That said, I should like to point out that the jury is out on Elder Ephraim, Ochlophist's "Orthodox fundamental who savors all that is pagan in what might best be called Athonite spirituality"; also that the "heterodoxiarch" Seraphim Rose is greatly beloved, widely esteemed as a fully and radically Orthodox Saint, and that "his" tollhouse soteriology is one that existed within the Church before he wrote about it. Suffice it to say that not all Ochlophobist's scandals are obvious ones.

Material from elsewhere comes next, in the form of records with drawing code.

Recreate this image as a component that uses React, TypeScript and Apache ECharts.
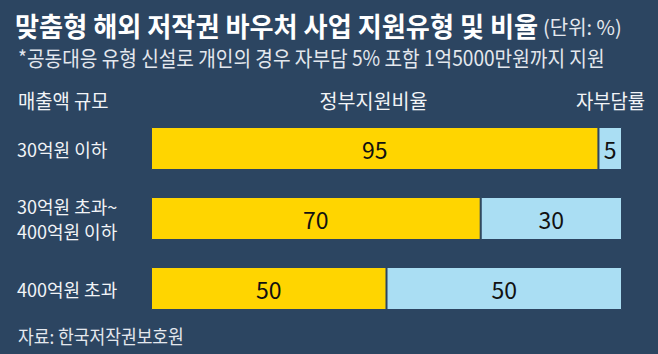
import React, { useEffect, useRef } from "react";
import * as echarts from "echarts";

const categories = ["30억원 이하", "30억원 초과~\n400억원 이하", "400억원 초과"];
const govSupport = [95, 70, 50];
const selfPay = [5, 30, 50];

const titleText = "맞춤형 해외 저작권 바우처 사업 지원유형 및 비율";
const unitText = "(단위: %)";
const subtitleText = "*공동대응 유형 신설로 개인의 경우 자부담 5% 포함 1억5000만원까지 지원";
const headerLeft = "매출액 규모";
const headerMid = "정부지원비율";
const headerRight = "자부담률";
const sourceText = "자료: 한국저작권보호원";

const BG = "#2c4561";
const FONT = "Noto Sans CJK KR";

export default function App() {
  const ref = useRef<HTMLDivElement>(null);
  useEffect(() => {
    if (!ref.current) return;
    const chart = echarts.init(ref.current, undefined, { renderer: "svg" });
    const txt = (text: string, x: number, y: number, size: number, opts: any = {}) => ({
      type: "text",
      x,
      y,
      scaleX: opts.scaleX ?? 1,
      style: {
        text,
        x: 0,
        y: 0,
        fill: opts.color ?? "#ffffff",
        fontSize: size,
        fontWeight: opts.weight ?? "normal",
        fontFamily: FONT,
        align: opts.align ?? "left",
        verticalAlign: "middle",
      },
    });
    chart.setOption({
      animation: false,
      backgroundColor: BG,
      textStyle: { fontFamily: FONT },
      graphic: [
        txt(titleText, 15, 25, 27, { weight: "bold", scaleX: 0.97 }),
        txt(unitText, 543, 26, 20, { scaleX: 1.0, color: "#e4e8ee" }),
        txt(subtitleText, 18, 57, 21, { scaleX: 0.912, color: "#e4e8ee" }),
        txt(headerLeft, 18, 100, 20, { scaleX: 0.94, color: "#f2f4f7" }),
        txt(headerMid, 373.5, 100, 20, { scaleX: 0.98, align: "center", color: "#f2f4f7" }),
        txt(headerRight, 645, 100, 20, { scaleX: 0.94, align: "right", color: "#f2f4f7" }),
        txt(sourceText, 18, 336, 19, { scaleX: 0.9, color: "#e4e8ee" }),
      ],
      grid: { left: 151, right: 36, top: 113.5, bottom: 30.5 },
      xAxis: {
        type: "value",
        min: 0,
        max: 100,
        show: false,
      },
      yAxis: {
        type: "category",
        data: categories,
        inverse: true,
        axisLine: { show: false },
        axisTick: { show: false },
        splitLine: { show: false },
        axisLabel: {
          color: "#f2f4f7",
          fontSize: 18,
          fontFamily: FONT,
          align: "left",
          margin: 134,
          lineHeight: 25,
        },
      },
      series: [
        {
          name: headerMid,
          type: "bar",
          stack: "total",
          data: govSupport,
          barWidth: 43,
          itemStyle: { color: "#FFD500", borderColor: BG, borderWidth: 1 },
          label: { show: true, position: "inside", color: "#111111", fontSize: 23, fontFamily: FONT },
        },
        {
          name: headerRight,
          type: "bar",
          stack: "total",
          data: selfPay,
          barWidth: 43,
          itemStyle: { color: "#AADEF3", borderColor: BG, borderWidth: 1 },
          label: { show: true, position: "inside", color: "#111111", fontSize: 23, fontFamily: FONT },
        },
      ],
    });
    return () => chart.dispose();
  }, []);
  return (
    <div
      ref={ref}
      style={{ position: "fixed", left: 0, top: 0, width: 658, height: 354 }}
    />
  );
}
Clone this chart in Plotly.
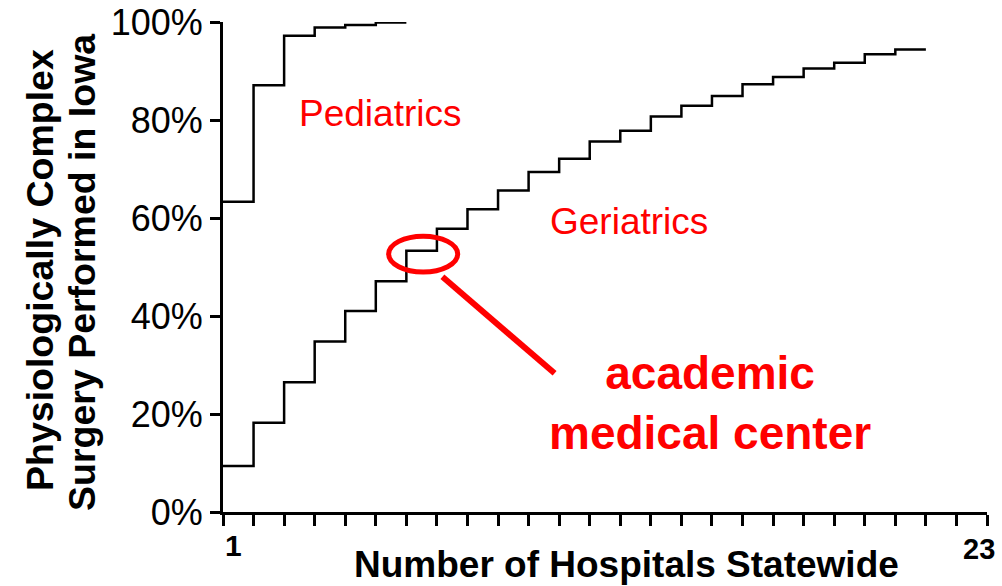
import plotly.graph_objects as go

# cumulative share of physiologically complex surgery, by number of hospitals
geri_hospitals = list(range(1, 24))
geri_pct = [9.4, 18.2, 26.5, 34.8, 41.0, 47.1, 53.3, 57.8, 61.8, 65.6, 69.4, 72.1,
            75.6, 77.8, 80.7, 82.9, 84.9, 87.3, 88.8, 90.5, 91.7, 93.4, 94.4]

ped_hospitals = list(range(1, 7))
ped_pct = [63.3, 87.1, 97.2, 98.9, 99.4, 99.9]

y_ticks = [0, 20, 40, 60, 80, 100]
y_labels = ["0%", "20%", "40%", "60%", "80%", "100%"]
x_first, x_last = "1", "23"

FONT = "Arial, Liberation Sans, sans-serif"
RED = "#ff0000"

# body margin is removed in the page (post_script below), so the figure fills the window
L, T, PW, PH = 223, 22, 764, 490


def px(x, y):
    # screen pixel -> paper coordinates
    return (x - L) / PW, (T + PH - y) / PH


def steps(hosp, vals):
    # each hospital occupies one unit; step drawn at its right edge
    xs = [h - 1 for h in hosp] + [hosp[-1]]
    ys = vals + [vals[-1]]
    return xs, ys


fig = go.Figure()
for hosp, vals in [(geri_hospitals, geri_pct), (ped_hospitals, ped_pct)]:
    xs, ys = steps(hosp, vals)
    fig.add_trace(go.Scatter(x=xs, y=ys, mode="lines", line_shape="hv",
                             line=dict(color="black", width=2.5),
                             showlegend=False, hoverinfo="skip"))

# academic medical center highlight
fig.add_shape(type="circle", xref="x", yref="y", x0=5.42, x1=7.68, y0=49.0, y1=56.3,
              line=dict(color=RED, width=5))
fig.add_shape(type="line", xref="x", yref="y", x0=7.18, y0=48.0, x1=10.85, y1=28.3,
              line=dict(color=RED, width=6))

fig.add_annotation(x=5.14, y=81.4, text="Pediatrics", showarrow=False,
                   font=dict(family=FONT, size=37, color=RED))
fig.add_annotation(x=13.29, y=59.2, text="Geriatrics", showarrow=False,
                   font=dict(family=FONT, size=37, color=RED))
fig.add_annotation(x=15.94, y=22.2, text="<b>academic<br>medical center</b>", showarrow=False,
                   font=dict(family=FONT, size=46, color=RED))


def label(x, y, text, size, angle=0):
    ax, ay = px(x, y)
    fig.add_annotation(xref="paper", yref="paper", x=ax, y=ay, xanchor="center",
                       yanchor="middle", text=text, showarrow=False, textangle=angle,
                       font=dict(family=FONT, size=size, color="black"))


label(626, 564, "<b>Number of Hospitals Statewide</b>", 37)
label(233, 545, "<b>" + x_first + "</b>", 30)
label(979, 549, "<b>" + x_last + "</b>", 29)
label(40, 270, "<b>Physiologically Complex</b>", 37.5, -90)
label(82, 272, "<b>Surgery Performed in Iowa</b>", 37.5, -90)

fig.update_xaxes(range=[0, 25], tickmode="linear", tick0=0, dtick=1,
                 ticks="outside", ticklen=11, tickwidth=3, tickcolor="black",
                 showticklabels=False, showline=True, linewidth=3, linecolor="black",
                 showgrid=False, zeroline=False, automargin=False)
fig.update_yaxes(range=[0, 100], tickmode="array", tickvals=y_ticks, ticktext=y_labels,
                 ticks="outside", ticklen=10, tickwidth=3, tickcolor="black",
                 tickfont=dict(family=FONT, size=36, color="black"),
                 ticklabeloverflow="allow",
                 showline=True, linewidth=3, linecolor="black",
                 showgrid=False, zeroline=False, automargin=False)

fig.update_layout(template="none", width=1002, height=586,
                  margin=dict(l=L, r=1002 - L - PW, t=T, b=586 - T - PH, autoexpand=False),
                  paper_bgcolor="white", plot_bgcolor="white")

fig.write_html("out.html", config={"displayModeBar": False},
               post_script="document.body.style.margin = '0';")
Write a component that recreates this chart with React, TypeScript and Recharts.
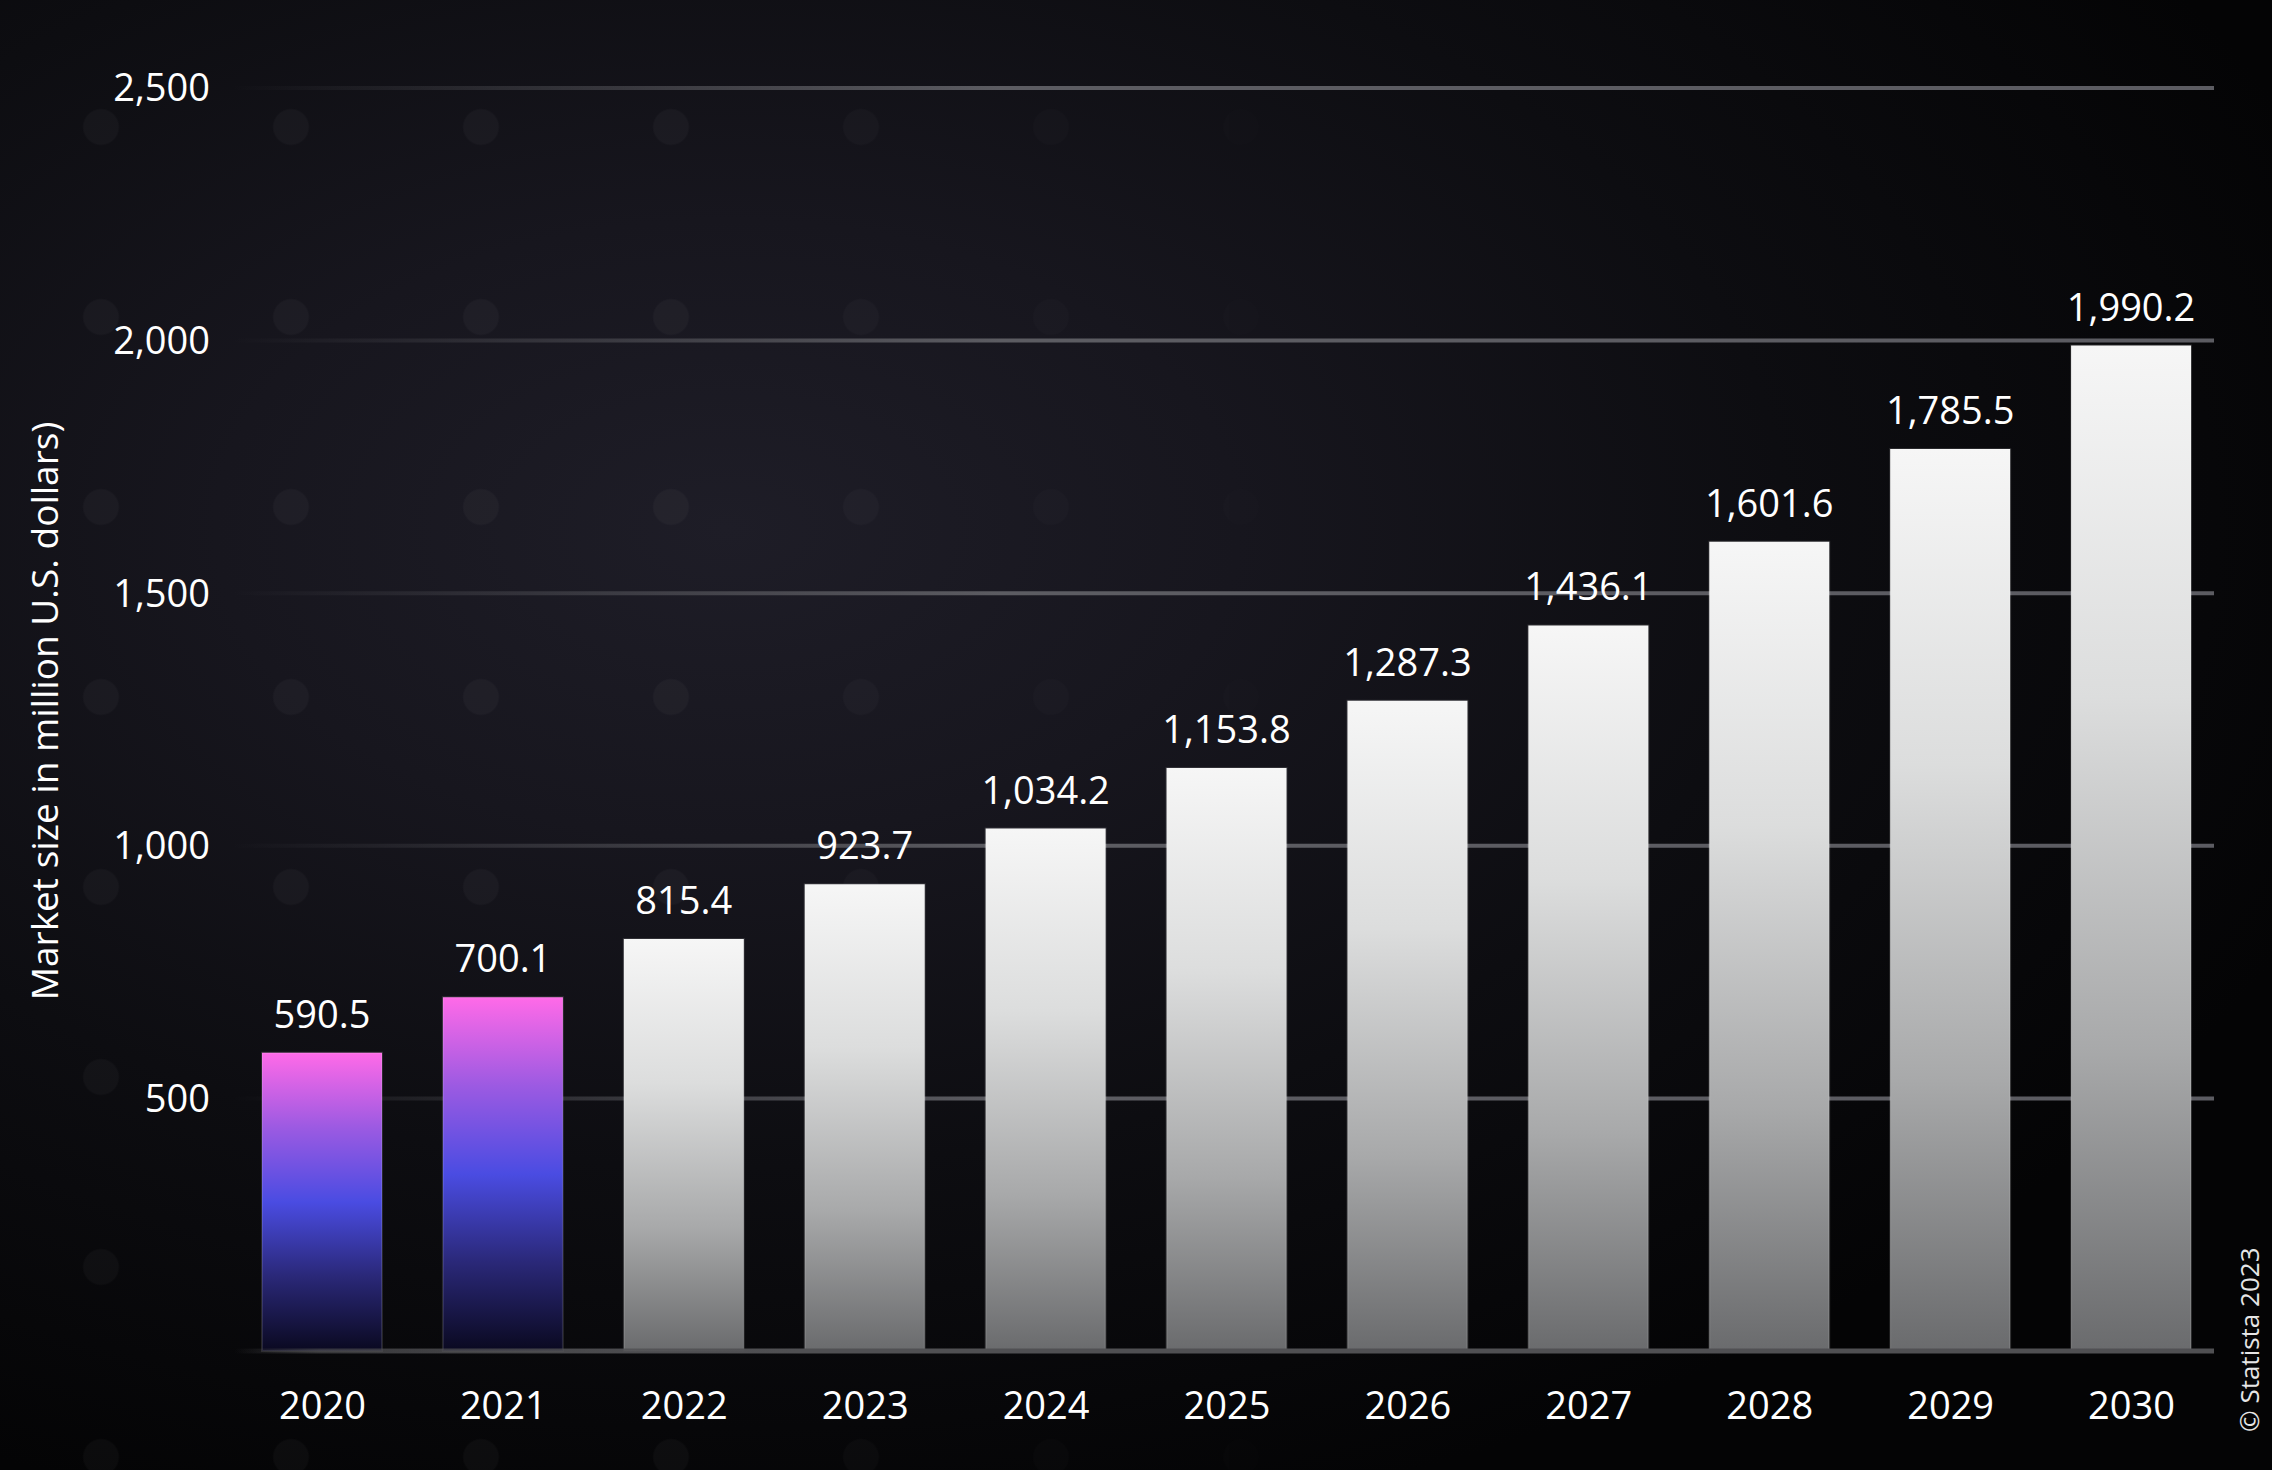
import { BarChart, Bar, XAxis, YAxis, CartesianGrid, LabelList, Cell } from 'recharts';

const years = ['2020', '2021', '2022', '2023', '2024', '2025', '2026', '2027', '2028', '2029', '2030'];
const marketSize = [590.5, 700.1, 815.4, 923.7, 1034.2, 1153.8, 1287.3, 1436.1, 1601.6, 1785.5, 1990.2];
const yTicks = [500, 1000, 1500, 2000, 2500];
// years shown with the pink/blue gradient (actual values), the rest are forecasts
const historicalYears = ['2020', '2021'];

const data = years.map((year, i) => ({ year, value: marketSize[i] }));

const W = 2272;
const H = 1470;
const FONT = "'Open Sans', 'Noto Sans', sans-serif";

const fmt = (v: number) =>
  v.toLocaleString('en-US', { minimumFractionDigits: 1, maximumFractionDigits: 1 });

const fmtTick = (v: number) => v.toLocaleString('en-US');

export default function App() {
  return (
    <div
      style={{
        position: 'absolute',
        left: 0,
        top: 0,
        width: W,
        height: H,
        overflow: 'hidden',
        fontFamily: FONT,
        background:
          'radial-gradient(ellipse 75% 70% at 32% 36%, #1e1d27 0%, #17161e 30%, #0d0d11 62%, #040405 100%)',
      }}
    >
      {/* faint dot pattern in the background */}
      <div
        style={{
          position: 'absolute',
          inset: 0,
          backgroundImage: 'radial-gradient(circle, rgba(255,255,255,0.03) 17px, rgba(255,255,255,0) 19px)',
          backgroundSize: '190px 190px',
          backgroundPosition: '6px 32px',
          WebkitMaskImage: 'linear-gradient(to right, #000 0%, #000 30%, transparent 65%)',
          maskImage: 'linear-gradient(to right, #000 0%, #000 30%, transparent 65%)',
        }}
      />
      <div style={{ position: 'absolute', left: 0, top: 0 }}>
        <BarChart width={W} height={H} data={data} margin={{ top: 88, right: 58, bottom: 0, left: 0 }}>
          <defs>
            <linearGradient id="histFill" x1="0" y1="0" x2="0" y2="1">
              <stop offset="0%" stopColor="#ff6ae8" />
              <stop offset="25%" stopColor="#9c5ae2" />
              <stop offset="50%" stopColor="#4a4ce2" />
              <stop offset="75%" stopColor="#2a2878" />
              <stop offset="100%" stopColor="#0a0920" />
            </linearGradient>
            <linearGradient id="foreFill" x1="0" y1="0" x2="0" y2="1">
              <stop offset="0%" stopColor="#f6f6f6" />
              <stop offset="35%" stopColor="#dcdddd" />
              <stop offset="70%" stopColor="#a8a9aa" />
              <stop offset="100%" stopColor="#6a6b6d" />
            </linearGradient>
            <linearGradient id="gridFade" gradientUnits="userSpaceOnUse" x1="232" y1="0" x2="1000" y2="0">
              <stop offset="0%" stopColor="#5c5c62" stopOpacity={0} />
              <stop offset="100%" stopColor="#5c5c62" stopOpacity={1} />
            </linearGradient>
            <linearGradient id="baseFade" gradientUnits="userSpaceOnUse" x1="235" y1="0" x2="800" y2="0">
              <stop offset="0%" stopColor="#505053" stopOpacity={0} />
              <stop offset="15%" stopColor="#505053" stopOpacity={0.6} />
              <stop offset="100%" stopColor="#505053" stopOpacity={1} />
            </linearGradient>
          </defs>
          <CartesianGrid vertical={false} stroke="url(#gridFade)" strokeWidth={4} />
          <XAxis
            dataKey="year"
            height={119}
            padding={{ left: 0, right: -8 }}
            tickLine={false}
            tickSize={0}
            tickMargin={41}
            axisLine={{ stroke: 'url(#baseFade)', strokeWidth: 5 }}
            tick={{ fill: '#ffffff', fontSize: 38, fontFamily: FONT }}
            interval={0}
          />
          <YAxis
            width={232}
            domain={[0, 2500]}
            ticks={yTicks}
            tickFormatter={fmtTick}
            axisLine={false}
            tickLine={false}
            tickSize={0}
            tickMargin={22}
            tick={{ fill: '#ffffff', fontSize: 38, fontFamily: FONT }}
            label={{
              value: 'Market size in million U.S. dollars)',
              angle: -90,
              position: 'insideLeft',
              offset: 0,
              content: () => (
                <text
                  x={43}
                  y={711}
                  transform="rotate(-90 43 711)"
                  textAnchor="middle"
                  dominantBaseline="central"
                  fill="#ffffff"
                  fontSize={37}
                  fontFamily={FONT}
                >
                  Market size in million U.S. dollars)
                </text>
              ),
            }}
          />
          <Bar dataKey="value" barSize={120} isAnimationActive={false}>
            {data.map((d) => (
              <Cell
                key={d.year}
                fill={historicalYears.includes(d.year) ? 'url(#histFill)' : 'url(#foreFill)'}
                stroke="rgba(255,255,255,0.12)"
                strokeWidth={2}
              />
            ))}
            <LabelList
              dataKey="value"
              position="top"
              offset={25}
              formatter={(v: any) => fmt(Number(v))}
              fill="#ffffff"
              fontSize={38}
              fontFamily={FONT}
            />
          </Bar>
        </BarChart>
      </div>
      <div
        style={{
          position: 'absolute',
          left: 2236,
          top: 1432,
          transformOrigin: '0 0',
          transform: 'rotate(-90deg)',
          color: '#e6e6e6',
          fontSize: 26,
          whiteSpace: 'nowrap',
          lineHeight: 1,
        }}
      >
        © Statista 2023
      </div>
    </div>
  );
}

Ochlophobist also betrays some anti-monastic tendencies and inclinations. I believe "Monasticism in Orthodoxy today is a smoke and mirrors farce" argues my case for me. Part of the problem is that his exposure to monasticism appears to be North American, which is notoriously and sadly shallow. (And Elder Ephraim's version of Athonite monasticism, which monasticism would provide a handy counterpoint to the weaknesses of many N. A. monasteries, is controversial at best.) However, the Old World is flourishing. Romania's Moldavian monasteries offer a second Mt. Athos, and Serbia's travails at the hands of Clinton prompted a massive resurgence of monastic life in that beleaguered country. Doubtless there are other places where monasticism is hale, whole, and holy - North America's frailties are not the world's.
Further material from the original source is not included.